Two United Nations divisions are teaming with the nation of Sierra Leone and a technology non-profit to launch a blockchain-based identification system.
The U.N. Capital Development Fund (UNCDF), the U.N. Development Program (UNDP), along with Sierra Leone president Julius Maada Bio and non-profit Kiva announced a project to “modernize the credit bureau” on Thursday during the 73rd session of the U.N. General Assembly.
According to Kiva, Sierra Leone was chosen as it only has one credit bureau that serves 2,000 people, or less than 1 percent of the country’s total population. Further, 80 percent of the citizens of Sierra Leone remain unbanked.
In a statement, UNCDF’s deputy executive secretary Xavier Michon said the nation may leapfrog ahead of other nations by implementing a new model for banking its citizens.
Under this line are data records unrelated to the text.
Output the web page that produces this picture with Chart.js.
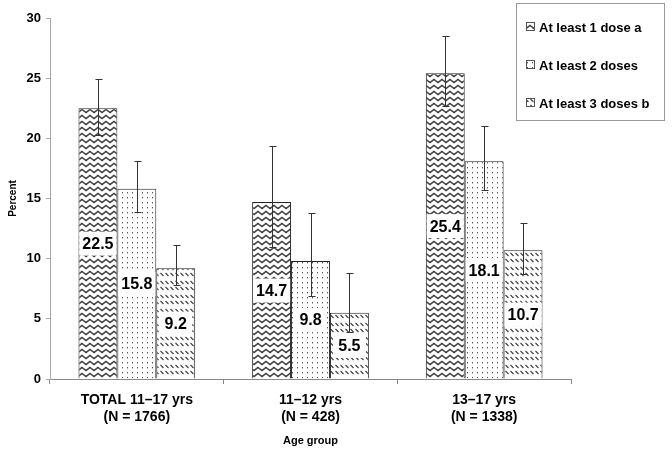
<!DOCTYPE html>
<html><head><meta charset="utf-8">
<script src="https://cdn.jsdelivr.net/npm/chart.js@4/dist/chart.umd.min.js"></script>
<style>html,body{margin:0;padding:0;background:#fff}#wrap{width:672px;height:456px}</style>
</head><body><div id="wrap"><canvas id="c" width="672" height="456"></canvas></div>
<script>
const categories = [["TOTAL 11\u201317 yrs","(N = 1766)"],["11\u201312 yrs","(N = 428)"],["13\u201317 yrs","(N = 1338)"]];
const seriesNames = ["At least 1 dose a","At least 2 doses","At least 3 doses b"];
const dose1 = [22.5, 14.7, 25.4];
const dose1Low = [20.3, 11.0, 22.7];
const dose1High = [24.9, 19.4, 28.5];
const dose2 = [15.8, 9.8, 18.1];
const dose2Low = [13.9, 6.9, 15.7];
const dose2High = [18.1, 13.8, 21.0];
const dose3 = [9.2, 5.5, 10.7];
const dose3Low = [7.8, 3.9, 8.7];
const dose3High = [11.1, 8.8, 13.0];
const yTickValues = [0, 5, 10, 15, 20, 25, 30];
const xTitle = "Age group";
const yTitle = "Percent";

const FONT = "'Liberation Sans', Arial, sans-serif";

function makeTile(w, h, draw) {
  const c = document.createElement('canvas');
  c.width = w; c.height = h;
  const g = c.getContext('2d');
  g.fillStyle = '#fff'; g.fillRect(0, 0, w, h);
  draw(g);
  return document.createElement('canvas').getContext('2d').createPattern(c, 'repeat');
}
const zigzag = makeTile(8, 6, g => {
  g.strokeStyle = '#404040'; g.lineWidth = 1.5;
  g.beginPath(); g.moveTo(-2, 4.5); g.lineTo(2, 1.5); g.lineTo(6, 4.5); g.lineTo(10, 1.5); g.stroke();
});
const dots = makeTile(5, 5, g => {
  g.fillStyle = '#555'; g.fillRect(2, 2, 1, 1);
  g.fillStyle = '#bbb'; g.fillRect(2, 3, 1, 1);
});
const diag = makeTile(5, 14, g => {
  g.strokeStyle = '#444'; g.lineWidth = 1.2;
  g.beginPath();
  for (const y0 of [1, 7]) {
    for (const dx of [-5, 0, 5]) { g.moveTo(dx + 0.5, y0); g.lineTo(dx + 3.5, y0 + 3); }
  }
  g.stroke();
});
const patterns = [zigzag, dots, diag];

const errLow = [dose1Low, dose2Low, dose3Low];
const errHigh = [dose1High, dose2High, dose3High];

const extras = {
  id: 'extras',
  afterDatasetsDraw(chart) {
    const ctx = chart.ctx;
    const y = chart.scales.y;
    chart.data.datasets.forEach((ds, di) => {
      const meta = chart.getDatasetMeta(di);
      meta.data.forEach((bar, i) => {
        const v = ds.data[i];
        const cy = y.getPixelForValue(v / 2);
        ctx.save();
        ctx.font = 'bold 16px ' + FONT;
        const txt = v.toFixed(1);
        const tw = ctx.measureText(txt).width;
        const bw = Math.max(tw + 6, 33);
        ctx.fillStyle = '#fff';
        ctx.fillRect(bar.x - bw / 2, cy - 12, bw, 24);
        ctx.fillStyle = '#000';
        ctx.textAlign = 'center'; ctx.textBaseline = 'middle';
        ctx.fillText(txt, bar.x, cy + 1);
        ctx.restore();
      });
    });
    chart.data.datasets.forEach((ds, di) => {
      const meta = chart.getDatasetMeta(di);
      meta.data.forEach((bar, i) => {
        const x = Math.round(bar.x) + 0.5;
        const yl = Math.round(y.getPixelForValue(errLow[di][i])) + 0.5;
        const yh = Math.round(y.getPixelForValue(errHigh[di][i])) + 0.5;
        ctx.save();
        ctx.strokeStyle = '#333'; ctx.lineWidth = 1;
        ctx.beginPath();
        ctx.moveTo(x, yl); ctx.lineTo(x, yh);
        ctx.moveTo(x - 3, yl); ctx.lineTo(x + 4, yl);
        ctx.moveTo(x - 3, yh); ctx.lineTo(x + 4, yh);
        ctx.stroke();
        ctx.restore();
      });
    });
  },
  afterDraw(chart) {
    const ctx = chart.ctx;
    ctx.save();
    ctx.fillStyle = '#fff';
    ctx.fillRect(516, 3, 148, 117);
    ctx.strokeStyle = '#999'; ctx.lineWidth = 1;
    ctx.strokeRect(516.5, 3.5, 148, 117);
    const ys = [27, 65, 103];
    seriesNames.forEach((name, i) => {
      const cy = ys[i];
      ctx.fillStyle = patterns[i];
      ctx.fillRect(526, cy - 5, 9, 9);
      ctx.strokeStyle = '#555';
      ctx.strokeRect(526.5, cy - 4.5, 8, 8);
      ctx.fillStyle = '#000';
      ctx.font = 'bold 13px ' + FONT;
      ctx.textAlign = 'left'; ctx.textBaseline = 'middle';
      ctx.fillText(name, 539, cy + 1);
    });
    ctx.restore();
  }
};

new Chart(document.getElementById('c'), {
  type: 'bar',
  data: {
    labels: categories,
    datasets: [
      { label: seriesNames[0], data: dose1, backgroundColor: zigzag },
      { label: seriesNames[1], data: dose2, backgroundColor: dots },
      { label: seriesNames[2], data: dose3, backgroundColor: diag }
    ].map(d => Object.assign(d, { borderColor: '#222', borderWidth: 1, categoryPercentage: 0.672, barPercentage: 1.0 }))
  },
  options: {
    responsive: false,
    animation: false,
    devicePixelRatio: 1,
    layout: { padding: { left: 0, right: 101, top: 18, bottom: 0 } },
    plugins: { legend: { display: false }, tooltip: { enabled: false } },
    scales: {
      x: {
        grid: { display: true, drawOnChartArea: false, drawTicks: true, tickLength: 5, color: '#888', offset: true },
        border: { display: true, color: '#888' },
        ticks: { color: '#000', font: { family: FONT, size: 14, weight: 'bold', lineHeight: 1.2 }, padding: 8, maxRotation: 0, autoSkip: false },
        title: { display: true, text: xTitle, color: '#000', font: { family: FONT, size: 11, weight: 'bold' }, padding: { top: 0, bottom: 8 } },
        afterFit(s) { s.height = 77; }
      },
      y: {
        min: 0, max: 30,
        afterBuildTicks(s) { s.ticks = yTickValues.map(v => ({ value: v })); },
        grid: { display: true, drawOnChartArea: false, drawTicks: true, tickLength: 4, color: '#aaa' },
        border: { display: true, color: '#aaa' },
        ticks: { color: '#000', font: { family: FONT, size: 13, weight: 'bold' }, padding: 5 },
        title: { display: true, text: yTitle, color: '#000', font: { family: FONT, size: 10, weight: 'bold' }, padding: { top: 7, bottom: 0 } },
        afterFit(s) { s.width = 50; }
      }
    }
  },
  plugins: [extras]
});
</script>
</body></html>
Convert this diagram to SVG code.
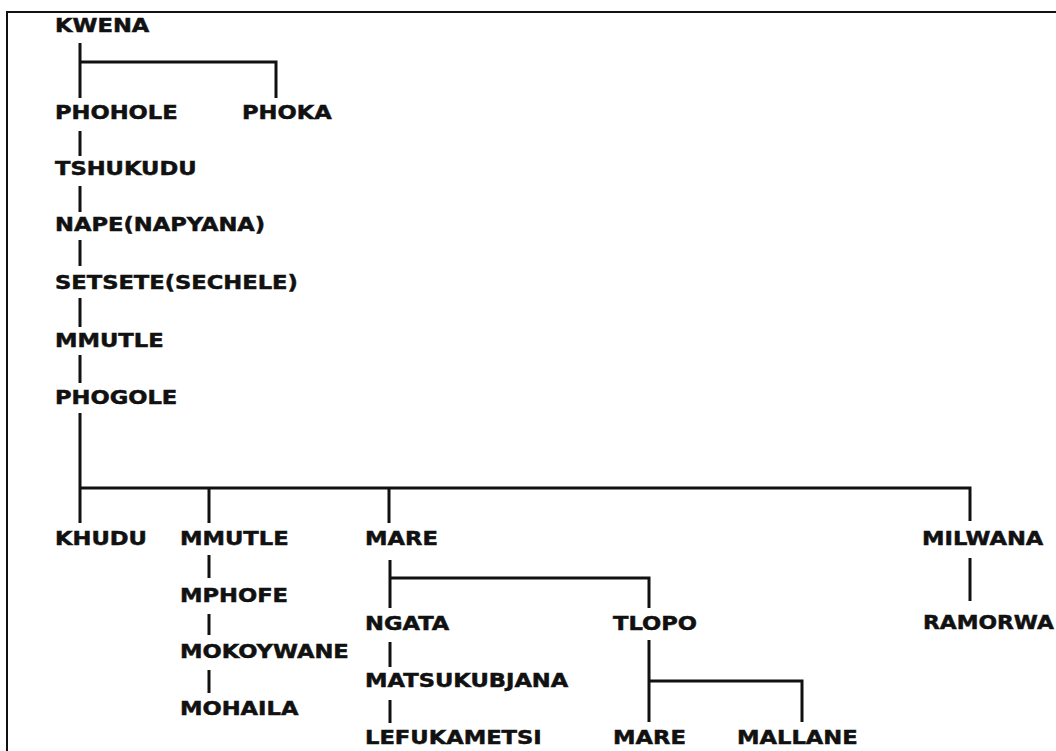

“Through this implementation, Sierra Leone is setting out to build one of the most advanced, secure credit bureaus. It could serve as a model for both developing and developed nations in the future and has the potential to radically change the landscape of financial inclusion.”
The project hopes to provide each of the citizens of Sierra Leone with personal identification tools and a personal digital wallet with their credit history.
The Kiva Protocol, the system that promises the citizens full control of their personal data, will allow the citizens to record all borrowing and repayment transactions on its blockchain. Government and non-Kiva partners can use the credit score on the Kiva blockchain as a valid credit score before commissioning loans.
Citizens can choose to reveal their score to whoever they please, giving residents greater control of their data and credit score, according to the announcement.